Despite the numbers increasing in Saudi Arabia and Iraq, Amnesty’s report shows that the global trend is an overall decline in capital punishment. Worldwide execution numbers decreased for the fourth consecutive year – down five per cent to 657 from 2018’s figure of 690, making last year a ten-year low.

Court rules UK arms sales to Saudi Arabia unlawful

Announcing Amnesty’s new report, Clare Algar, its senior policy director, said: “Saudi Arabia’s growing use of the death penalty, including as a weapon against political dissidents, is an alarming development. Also shocking was the massive jump in executions in Iraq, which nearly doubled in just one year.

“In countries from Belarus to Botswana and Iran to Japan, executions were being carried out without any advance notice to the families, lawyers or in some cases the individuals themselves. The death penalty is an abhorrent and inhuman punishment, and there is no credible evidence that it deters crime more than prisons terms.

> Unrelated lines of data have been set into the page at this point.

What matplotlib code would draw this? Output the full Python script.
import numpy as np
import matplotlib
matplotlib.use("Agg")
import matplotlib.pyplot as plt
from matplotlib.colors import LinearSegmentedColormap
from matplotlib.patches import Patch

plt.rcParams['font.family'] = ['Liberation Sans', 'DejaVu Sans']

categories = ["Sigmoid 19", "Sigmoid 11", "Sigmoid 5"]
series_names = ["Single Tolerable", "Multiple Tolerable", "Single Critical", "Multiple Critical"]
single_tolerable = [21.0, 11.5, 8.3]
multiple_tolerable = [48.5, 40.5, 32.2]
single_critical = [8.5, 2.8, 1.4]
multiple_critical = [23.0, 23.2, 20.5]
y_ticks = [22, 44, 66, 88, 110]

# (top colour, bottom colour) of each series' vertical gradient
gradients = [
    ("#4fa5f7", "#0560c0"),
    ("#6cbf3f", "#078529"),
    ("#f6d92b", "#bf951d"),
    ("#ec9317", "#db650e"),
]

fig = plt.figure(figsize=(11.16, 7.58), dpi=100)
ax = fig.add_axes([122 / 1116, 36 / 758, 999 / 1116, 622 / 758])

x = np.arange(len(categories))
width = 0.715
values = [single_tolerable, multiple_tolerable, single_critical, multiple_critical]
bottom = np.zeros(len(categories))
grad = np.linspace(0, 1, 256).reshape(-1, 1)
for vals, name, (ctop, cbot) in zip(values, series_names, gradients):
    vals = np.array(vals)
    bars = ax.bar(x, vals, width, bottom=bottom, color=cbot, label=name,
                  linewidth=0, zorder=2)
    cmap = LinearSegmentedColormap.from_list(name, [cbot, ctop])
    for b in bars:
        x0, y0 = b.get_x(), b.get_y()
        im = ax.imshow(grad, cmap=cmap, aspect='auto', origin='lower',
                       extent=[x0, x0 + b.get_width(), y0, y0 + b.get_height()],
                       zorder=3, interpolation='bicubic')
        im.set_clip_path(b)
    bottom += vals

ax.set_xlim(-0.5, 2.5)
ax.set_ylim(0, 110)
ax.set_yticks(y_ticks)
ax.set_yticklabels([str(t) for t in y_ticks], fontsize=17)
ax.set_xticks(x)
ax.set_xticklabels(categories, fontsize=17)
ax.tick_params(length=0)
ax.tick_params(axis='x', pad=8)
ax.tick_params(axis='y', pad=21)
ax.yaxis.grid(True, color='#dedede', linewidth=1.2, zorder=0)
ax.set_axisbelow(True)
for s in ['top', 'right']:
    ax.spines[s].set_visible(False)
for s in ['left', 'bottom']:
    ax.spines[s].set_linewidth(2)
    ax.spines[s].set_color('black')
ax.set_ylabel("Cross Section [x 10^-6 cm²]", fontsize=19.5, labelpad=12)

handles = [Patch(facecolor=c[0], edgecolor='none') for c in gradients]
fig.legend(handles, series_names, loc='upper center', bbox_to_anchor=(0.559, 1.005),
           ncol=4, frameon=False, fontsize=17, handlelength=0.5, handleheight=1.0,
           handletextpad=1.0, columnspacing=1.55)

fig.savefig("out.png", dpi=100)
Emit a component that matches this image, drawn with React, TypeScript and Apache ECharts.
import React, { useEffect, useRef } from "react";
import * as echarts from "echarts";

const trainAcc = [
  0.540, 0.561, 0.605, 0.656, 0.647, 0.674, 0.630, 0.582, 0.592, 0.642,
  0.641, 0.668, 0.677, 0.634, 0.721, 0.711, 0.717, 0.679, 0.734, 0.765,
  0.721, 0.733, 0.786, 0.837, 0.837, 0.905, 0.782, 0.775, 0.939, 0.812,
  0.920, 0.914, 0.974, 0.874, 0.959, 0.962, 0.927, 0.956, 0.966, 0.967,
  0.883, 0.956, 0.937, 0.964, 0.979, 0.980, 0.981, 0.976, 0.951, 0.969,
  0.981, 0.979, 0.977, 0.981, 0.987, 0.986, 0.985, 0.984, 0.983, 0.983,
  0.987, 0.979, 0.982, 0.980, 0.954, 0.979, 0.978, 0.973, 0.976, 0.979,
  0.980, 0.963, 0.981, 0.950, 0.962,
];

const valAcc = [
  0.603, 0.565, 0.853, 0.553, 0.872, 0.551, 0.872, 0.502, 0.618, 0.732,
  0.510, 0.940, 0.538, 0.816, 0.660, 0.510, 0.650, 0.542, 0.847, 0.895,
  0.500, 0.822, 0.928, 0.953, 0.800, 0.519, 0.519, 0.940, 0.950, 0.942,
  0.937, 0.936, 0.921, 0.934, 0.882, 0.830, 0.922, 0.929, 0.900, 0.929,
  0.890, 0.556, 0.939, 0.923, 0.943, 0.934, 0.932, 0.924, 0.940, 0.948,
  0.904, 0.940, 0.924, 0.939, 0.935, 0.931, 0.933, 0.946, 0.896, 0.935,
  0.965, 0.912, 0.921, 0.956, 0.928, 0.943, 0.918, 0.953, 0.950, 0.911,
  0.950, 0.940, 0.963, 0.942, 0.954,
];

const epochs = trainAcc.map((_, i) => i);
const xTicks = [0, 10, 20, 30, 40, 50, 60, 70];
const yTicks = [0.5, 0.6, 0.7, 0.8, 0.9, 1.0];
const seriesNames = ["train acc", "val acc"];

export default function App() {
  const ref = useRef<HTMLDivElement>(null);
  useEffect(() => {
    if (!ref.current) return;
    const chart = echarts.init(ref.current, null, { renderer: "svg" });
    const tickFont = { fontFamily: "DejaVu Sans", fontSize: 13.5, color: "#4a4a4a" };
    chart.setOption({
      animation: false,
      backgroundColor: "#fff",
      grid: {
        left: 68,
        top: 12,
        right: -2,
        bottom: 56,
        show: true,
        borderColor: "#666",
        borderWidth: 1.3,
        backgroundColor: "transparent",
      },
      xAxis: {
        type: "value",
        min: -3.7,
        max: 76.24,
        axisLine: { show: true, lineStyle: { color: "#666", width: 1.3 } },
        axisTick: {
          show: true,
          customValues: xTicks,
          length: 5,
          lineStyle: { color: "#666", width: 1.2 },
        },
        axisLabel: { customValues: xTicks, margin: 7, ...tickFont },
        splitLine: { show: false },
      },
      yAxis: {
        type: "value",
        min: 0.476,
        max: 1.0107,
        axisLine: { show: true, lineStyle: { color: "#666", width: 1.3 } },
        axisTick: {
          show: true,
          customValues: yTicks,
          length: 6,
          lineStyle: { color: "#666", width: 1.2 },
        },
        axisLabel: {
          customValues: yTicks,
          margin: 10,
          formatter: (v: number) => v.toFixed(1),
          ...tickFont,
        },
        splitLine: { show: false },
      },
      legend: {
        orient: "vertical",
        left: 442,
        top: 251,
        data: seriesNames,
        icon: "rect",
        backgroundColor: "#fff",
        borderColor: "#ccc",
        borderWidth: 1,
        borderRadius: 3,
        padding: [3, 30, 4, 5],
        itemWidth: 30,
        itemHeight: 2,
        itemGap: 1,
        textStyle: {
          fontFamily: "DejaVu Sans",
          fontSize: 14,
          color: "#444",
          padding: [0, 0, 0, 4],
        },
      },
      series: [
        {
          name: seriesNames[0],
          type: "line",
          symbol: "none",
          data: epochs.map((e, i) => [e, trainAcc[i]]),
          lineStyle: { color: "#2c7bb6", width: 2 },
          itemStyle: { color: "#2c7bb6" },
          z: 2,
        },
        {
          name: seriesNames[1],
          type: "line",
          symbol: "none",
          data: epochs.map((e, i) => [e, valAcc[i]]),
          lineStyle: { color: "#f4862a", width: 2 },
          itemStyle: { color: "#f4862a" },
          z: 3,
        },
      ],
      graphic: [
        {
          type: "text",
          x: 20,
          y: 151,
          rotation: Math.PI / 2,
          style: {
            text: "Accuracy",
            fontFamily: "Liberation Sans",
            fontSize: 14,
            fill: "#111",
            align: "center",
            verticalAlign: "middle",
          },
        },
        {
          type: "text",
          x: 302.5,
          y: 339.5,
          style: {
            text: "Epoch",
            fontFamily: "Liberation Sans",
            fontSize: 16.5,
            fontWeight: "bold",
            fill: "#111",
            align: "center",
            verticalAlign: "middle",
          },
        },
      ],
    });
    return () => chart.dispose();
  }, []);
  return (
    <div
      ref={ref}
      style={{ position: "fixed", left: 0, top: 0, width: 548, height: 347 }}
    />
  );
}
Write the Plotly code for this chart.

“We are calling on all states to abolish the death penalty. There needs to be international pressure on the world’s last remaining executioners to end this inhuman practice for good.”

The Ferret asked Stirling University under freedom of information law how much money the Saudi contract was worth. It responded by saying the that Into UP joint venture was “a separate organisation” from the university.

It added: “The financial information that the university receives from the Into joint venture is at the aggregated income and expenditure level, not individual transactional detail. Therefore the university does not hold information relating to the individual activity referred to in the article.”

The Ferret also asked if anyone at the university involved with the governance of Into Stirling LLP had raised concerns over the contract. The university said it did not hold this information.